## BEGIN Provided material

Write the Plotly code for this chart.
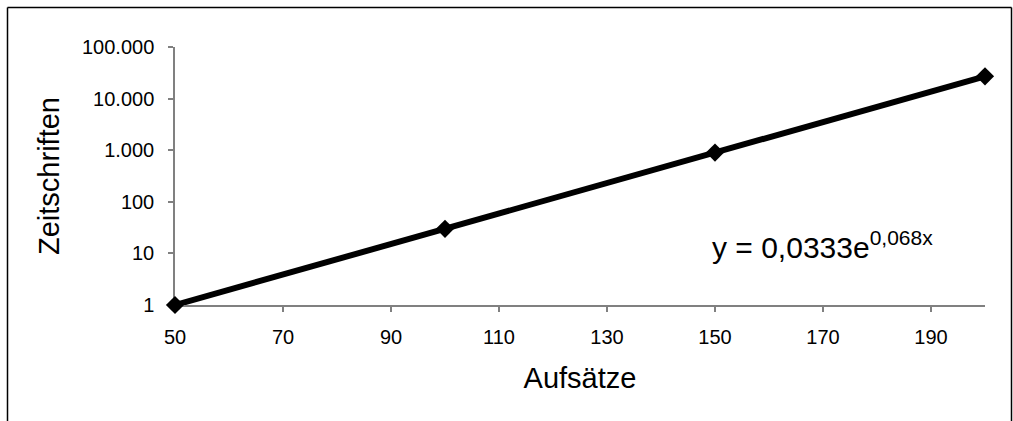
import plotly.graph_objects as go

# Data
aufsaetze = [50, 100, 150, 200]
zeitschriften = [1, 30, 900, 27000]

x_tickvals = [50, 70, 90, 110, 130, 150, 170, 190]
y_tickvals = [1, 10, 100, 1000, 10000, 100000]
y_ticktext = ["1", "10", "100", "1.000", "10.000", "100.000"]

equation = "y = 0,0333e<sup>0,068x</sup>"

FONT = "Liberation Sans, Arial, sans-serif"

fig = go.Figure()
fig.add_trace(go.Scatter(
    x=aufsaetze, y=zeitschriften,
    mode="lines+markers",
    line=dict(color="black", width=6),
    marker=dict(symbol="diamond", size=14, color="black"),
    showlegend=False,
    cliponaxis=False,
))

fig.update_layout(
    width=1013, height=421,
    margin=dict(l=175, r=28, t=47, b=116),
    paper_bgcolor="white", plot_bgcolor="white",
    font=dict(family=FONT, color="black", size=20),
    xaxis=dict(
        range=[50, 200], tickvals=x_tickvals,
        showgrid=False, zeroline=False, layer="below traces",
        showline=True, linecolor="#808080", linewidth=1.5,
        ticks="outside", ticklen=5, tickcolor="#808080", tickwidth=1.5,
        tickfont=dict(size=20, family=FONT, color="black"),
        ticklabelstandoff=8,
        title=dict(text="Aufsätze", font=dict(size=29, family=FONT, color="black"), standoff=21),
    ),
    yaxis=dict(
        type="log", range=[0, 5],
        tickvals=y_tickvals, ticktext=y_ticktext,
        showgrid=False, zeroline=False, layer="below traces",
        showline=True, linecolor="#808080", linewidth=1.5,
        ticks="outside", ticklen=5, tickcolor="#808080", tickwidth=1.5,
        tickfont=dict(size=20, family=FONT, color="black"),
        ticklabelstandoff=10,
        title=dict(text="Zeitschriften", font=dict(size=29, family=FONT, color="black"), standoff=14),
    ),
    annotations=[dict(
        text=equation, xref="paper", yref="paper",
        x=(710 - 175) / 810, y=(305 - 245) / 258,
        xanchor="left", yanchor="middle", showarrow=False,
        font=dict(size=30, family=FONT, color="black"),
    )],
    shapes=[
        dict(type="line", xref="paper", yref="paper",
             x0=(7.5 - 175) / 810, x1=(7.5 - 175) / 810,
             y0=(305 - 7.5) / 258, y1=(305 - 430) / 258,
             line=dict(color="black", width=1.5)),
        dict(type="line", xref="paper", yref="paper",
             x0=(7.5 - 175) / 810, x1=(1011.5 - 175) / 810,
             y0=(305 - 7.5) / 258, y1=(305 - 7.5) / 258,
             line=dict(color="black", width=1.5)),
        dict(type="line", xref="paper", yref="paper",
             x0=(1011.5 - 175) / 810, x1=(1011.5 - 175) / 810,
             y0=(305 - 7.5) / 258, y1=(305 - 430) / 258,
             line=dict(color="black", width=1.5)),
    ],
)

fig.write_html(
    "out.html",
    config={"displayModeBar": False},
    post_script="document.body.style.margin='0';document.body.style.overflow='hidden';",
)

## END Provided material

### Objective
Repeat all of the data above word for word, minus the pictures.

### Finished exercise
Write the Plotly code for this chart.
import plotly.graph_objects as go

# Data
aufsaetze = [50, 100, 150, 200]
zeitschriften = [1, 30, 900, 27000]

x_tickvals = [50, 70, 90, 110, 130, 150, 170, 190]
y_tickvals = [1, 10, 100, 1000, 10000, 100000]
y_ticktext = ["1", "10", "100", "1.000", "10.000", "100.000"]

equation = "y = 0,0333e<sup>0,068x</sup>"

FONT = "Liberation Sans, Arial, sans-serif"

fig = go.Figure()
fig.add_trace(go.Scatter(
    x=aufsaetze, y=zeitschriften,
    mode="lines+markers",
    line=dict(color="black", width=6),
    marker=dict(symbol="diamond", size=14, color="black"),
    showlegend=False,
    cliponaxis=False,
))

fig.update_layout(
    width=1013, height=421,
    margin=dict(l=175, r=28, t=47, b=116),
    paper_bgcolor="white", plot_bgcolor="white",
    font=dict(family=FONT, color="black", size=20),
    xaxis=dict(
        range=[50, 200], tickvals=x_tickvals,
        showgrid=False, zeroline=False, layer="below traces",
        showline=True, linecolor="#808080", linewidth=1.5,
        ticks="outside", ticklen=5, tickcolor="#808080", tickwidth=1.5,
        tickfont=dict(size=20, family=FONT, color="black"),
        ticklabelstandoff=8,
        title=dict(text="Aufsätze", font=dict(size=29, family=FONT, color="black"), standoff=21),
    ),
    yaxis=dict(
        type="log", range=[0, 5],
        tickvals=y_tickvals, ticktext=y_ticktext,
        showgrid=False, zeroline=False, layer="below traces",
        showline=True, linecolor="#808080", linewidth=1.5,
        ticks="outside", ticklen=5, tickcolor="#808080", tickwidth=1.5,
        tickfont=dict(size=20, family=FONT, color="black"),
        ticklabelstandoff=10,
        title=dict(text="Zeitschriften", font=dict(size=29, family=FONT, color="black"), standoff=14),
    ),
    annotations=[dict(
        text=equation, xref="paper", yref="paper",
        x=(710 - 175) / 810, y=(305 - 245) / 258,
        xanchor="left", yanchor="middle", showarrow=False,
        font=dict(size=30, family=FONT, color="black"),
    )],
    shapes=[
        dict(type="line", xref="paper", yref="paper",
             x0=(7.5 - 175) / 810, x1=(7.5 - 175) / 810,
             y0=(305 - 7.5) / 258, y1=(305 - 430) / 258,
             line=dict(color="black", width=1.5)),
        dict(type="line", xref="paper", yref="paper",
             x0=(7.5 - 175) / 810, x1=(1011.5 - 175) / 810,
             y0=(305 - 7.5) / 258, y1=(305 - 7.5) / 258,
             line=dict(color="black", width=1.5)),
        dict(type="line", xref="paper", yref="paper",
             x0=(1011.5 - 175) / 810, x1=(1011.5 - 175) / 810,
             y0=(305 - 7.5) / 258, y1=(305 - 430) / 258,
             line=dict(color="black", width=1.5)),
    ],
)

fig.write_html(
    "out.html",
    config={"displayModeBar": False},
    post_script="document.body.style.margin='0';document.body.style.overflow='hidden';",
)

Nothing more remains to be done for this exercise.